Opinion
11-25-2015
Andrew Park, P.C., New York, N.Y. (Steve J. Park of counsel), for appellant. Mendolia & Stenz (Russo, Apoznanski & Tambasco, Melville, N.Y. [Yamile Al–Sullami], of counsel), for respondents.
Andrew Park, P.C., New York, N.Y. (Steve J. Park of counsel), for appellant.

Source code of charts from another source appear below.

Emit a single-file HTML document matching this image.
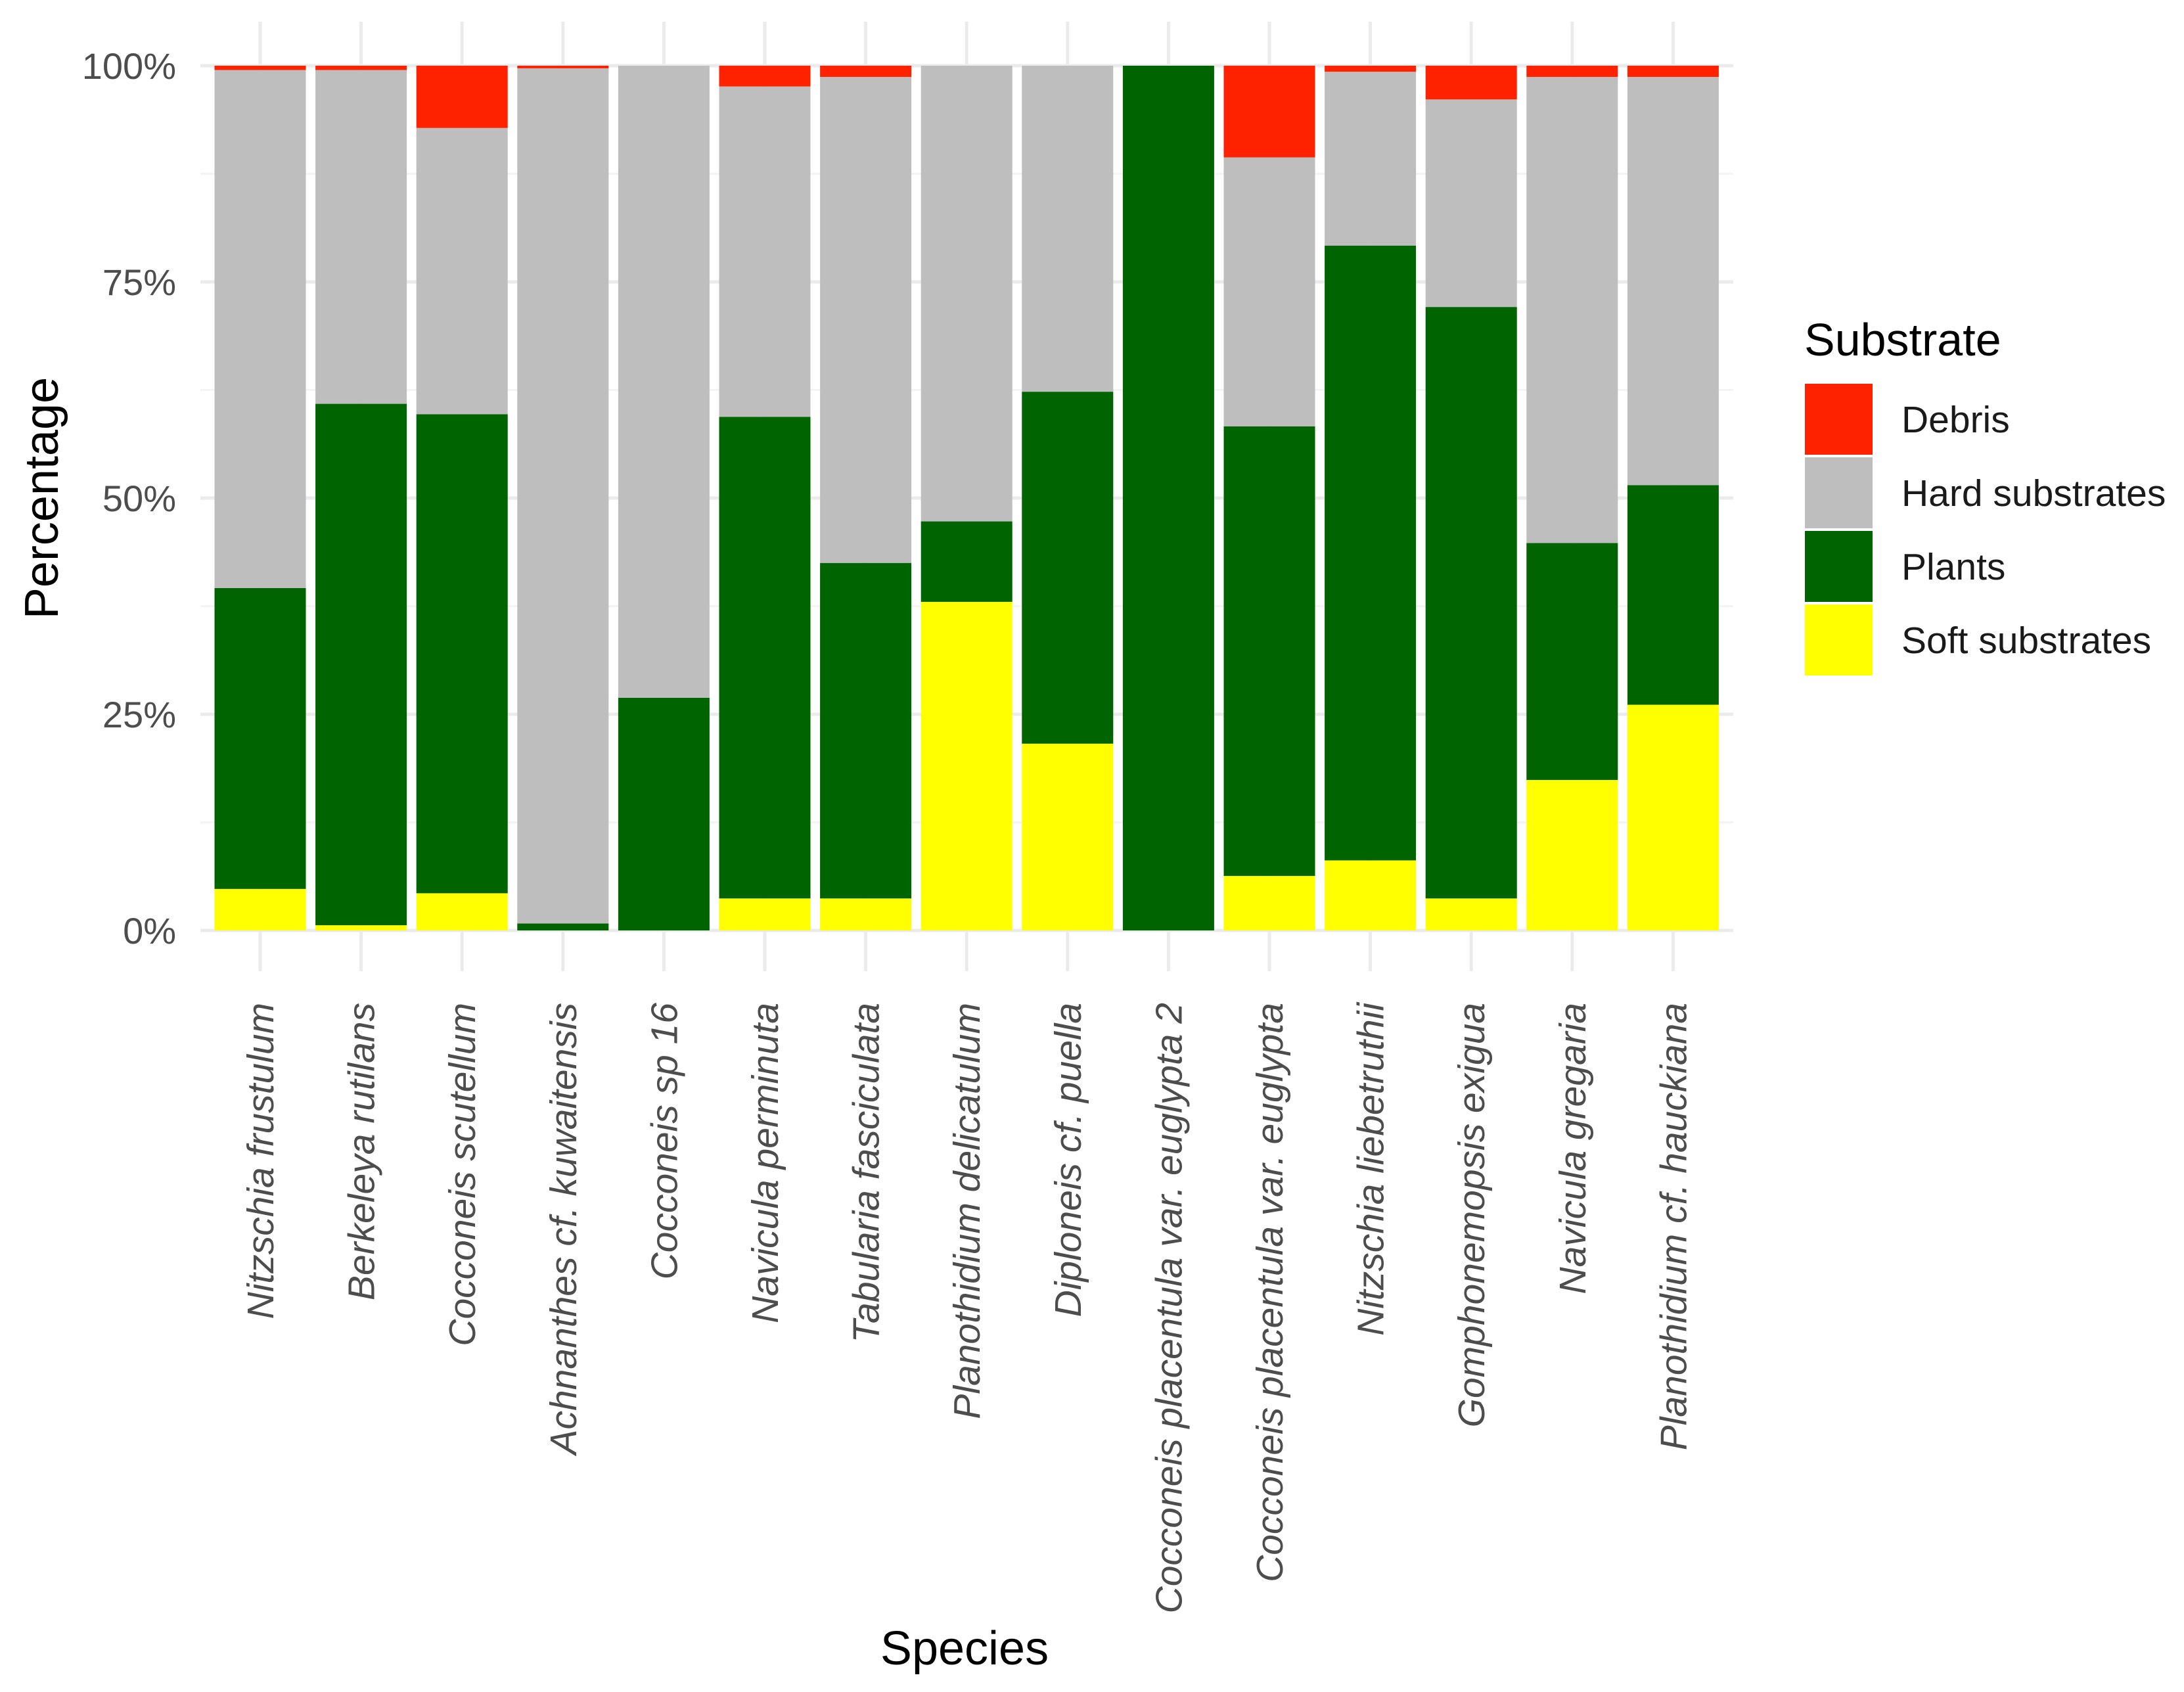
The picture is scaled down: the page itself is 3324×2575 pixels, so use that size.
<!DOCTYPE html>
<html><head><meta charset="utf-8"><style>
html,body{margin:0;padding:0;background:#fff;}
svg{display:block;font-family:"Liberation Sans",sans-serif;}
</style></head><body>
<svg id="chart" width="3324" height="2575" viewBox="0 0 3324 2575" xmlns="http://www.w3.org/2000/svg">
<g id="grid"></g>
<g id="bars"></g>
<g id="yticks"></g>
<g id="xticks"></g>
<text transform="translate(88,758) rotate(-90)" text-anchor="middle" font-size="72" fill="#000">Percentage</text>
<text x="1468" y="2533" text-anchor="middle" font-size="72" fill="#000">Species</text>
<g id="legend">
<text x="2746" y="541" font-size="70" fill="#000">Substrate</text>
</g>
</svg>
<script>
const species = ["Nitzschia frustulum","Berkeleya rutilans","Cocconeis scutellum","Achnanthes cf. kuwaitensis","Cocconeis sp 16","Navicula perminuta","Tabularia fasciculata","Planothidium delicatulum","Diploneis cf. puella","Cocconeis placentula var. euglypta 2","Cocconeis placentula var. euglypta","Nitzschia liebetruthii","Gomphonemopsis exigua","Navicula gregaria","Planothidium cf. hauckiana"];
const soft   = [4.8,0.6,4.3,0,0,3.7,3.7,38.0,21.6,0,6.3,8.1,3.7,17.4,26.1];
const plants = [34.8,60.3,55.4,0.8,26.9,55.7,38.8,9.3,40.7,100,52.0,71.1,68.4,27.4,25.4];
const hard   = [59.9,38.6,33.1,98.9,73.1,38.2,56.2,52.7,37.7,0,31.1,20.1,24.0,53.9,47.2];
const debris = [0.5,0.5,7.2,0.3,0,2.4,1.3,0,0,0,10.6,0.7,3.9,1.3,1.3];
const seriesNames = ["Debris","Hard substrates","Plants","Soft substrates"];
const yTicks = [0,25,50,75,100];
const yTickLabels = ["0%","25%","50%","75%","100%"];

const NS="http://www.w3.org/2000/svg";
const y0=1416, y100=100, xFirst=396, step=153.6, barW=139;
const panelL=305, panelR=2638, panelT=33, panelB=1478;
function yScale(v){return y0-(v/100)*(y0-y100);}
function xScale(i){return xFirst+i*step;}
function mk(tag,attrs,parent){const e=document.createElementNS(NS,tag);for(const k in attrs)e.setAttribute(k,attrs[k]);parent.appendChild(e);return e;}

const grid=document.getElementById('grid');
for(let t=12.5;t<100;t+=25){
  const l=mk('line',{x1:panelL,x2:panelR,y1:yScale(t),y2:yScale(t),stroke:'#f4f4f4','stroke-width':3},grid);
  
  
}
yTicks.forEach(t=>{
  const l=mk('line',{x1:panelL,x2:panelR,y1:yScale(t),y2:yScale(t),stroke:'#ebebeb','stroke-width':5},grid);
  
  
});
species.forEach((s,i)=>{
  const l=mk('line',{x1:xScale(i),x2:xScale(i),y1:panelT,y2:panelB,stroke:'#ebebeb','stroke-width':5},grid);
  
  
});

const colors={soft:'#FFFF00',plants:'#006400',hard:'#BEBEBE',debris:'#FF2200'};
const bars=document.getElementById('bars');
species.forEach((s,i)=>{
  const stack=[['soft',soft[i]],['plants',plants[i]],['hard',hard[i]],['debris',debris[i]]];
  let cum=0;
  stack.forEach(([k,v])=>{
    if(v<=0)return;
    const top=yScale(cum+v), bot=yScale(cum);
    const r=mk('rect',{x:xScale(i)-barW/2,y:top,width:barW,height:bot-top,fill:colors[k]},bars);
    
    
    cum+=v;
  });
});

const yt=document.getElementById('yticks');
yTicks.forEach((t,j)=>{
  const e=mk('text',{x:268,y:yScale(t)+20,'text-anchor':'end','font-size':56,fill:'#4d4d4d'},yt);
  e.textContent=yTickLabels[j];
  
  
});
const xt=document.getElementById('xticks');
species.forEach((s,i)=>{
  const e=mk('text',{transform:'translate('+(xScale(i)+20)+',1526) rotate(-90)','text-anchor':'end','font-size':57,'font-style':'italic',fill:'#4d4d4d'},xt);
  e.textContent=s;
  
  
});

const lg=document.getElementById('legend');
const keyColors=[colors.debris,colors.hard,colors.plants,colors.soft];
seriesNames.forEach((n,j)=>{
  const y=584+j*112;
  const r=mk('rect',{x:2747,y:y,width:103,height:108,fill:keyColors[j]},lg);
  
  
  const t=mk('text',{x:2894,y:y+74,'font-size':57,fill:'#1a1a1a'},lg);
  t.textContent=n;
  
  
});
</script>
</body></html>
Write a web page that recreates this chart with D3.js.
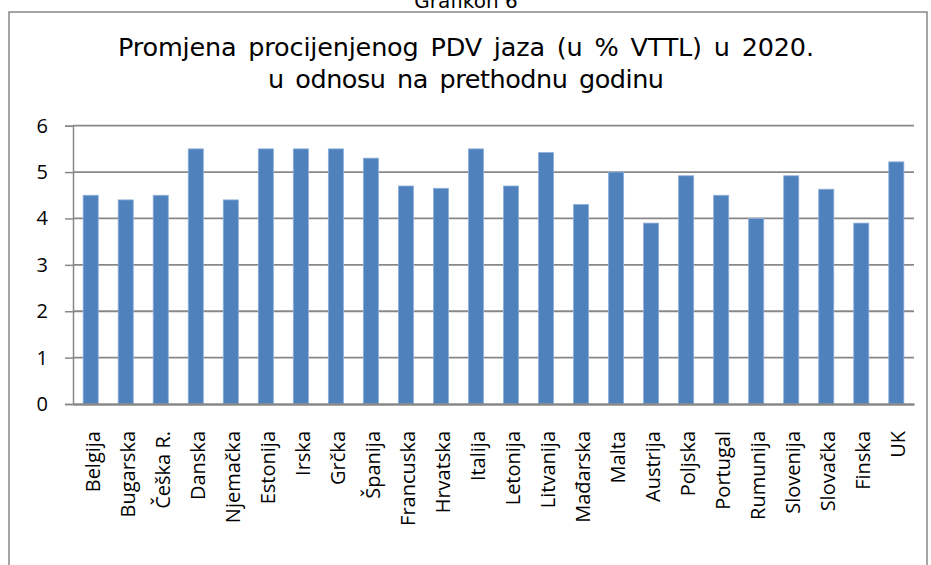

Mendolia & Stenz (Russo, Apoznanski & Tambasco, Melville, N.Y. [Yamile Al–Sullami], of counsel), for respondents.
Opinion
In an action to recover damages for personal injuries, the plaintiff appeals from an order of the Supreme Court, Queens County (Dufficy, J.), entered August 26, 2014, which granted the defendants' motion for summary judgment dismissing the complaint on the ground that she did not sustain a serious injury within the meaning of Insurance Law § 5102(d) as a result of the subject accident.
ORDERED that the order is affirmed, with costs.
In support of their motion for summary judgment dismissing the complaint, the defendants met their prima facie burden of showing that the plaintiff did not sustain a serious injury within the meaning of Insurance Law § 5102(d) as a result of the subject accident (see Toure v. Avis Rent A Car Sys., 98 N.Y.2d 345, 746 N.Y.S.2d 865, 774 N.E.2d 1197; Gaddy v. Eyler, 79 N.Y.2d 955, 956–957, 582 N.Y.S.2d 990, 591 N.E.2d 1176). The defendants submitted competent medical evidence establishing, prima facie, that the alleged injury to the plaintiff's right shoulder did not constitute a serious injury under the permanent consequential limitation of use or significant limitation of use categories of Insurance Law § 5102(d) (see Staff v. Yshua, 59 A.D.3d 614, 874 N.Y.S.2d 180). In opposition, the plaintiff failed to raise a triable issue of fact.
Accordingly, the Supreme Court properly granted the defendants' motion for summary judgment dismissing the complaint.
RIVERA, J.P., DICKERSON, MALTESE and LaSALLE, JJ., concur.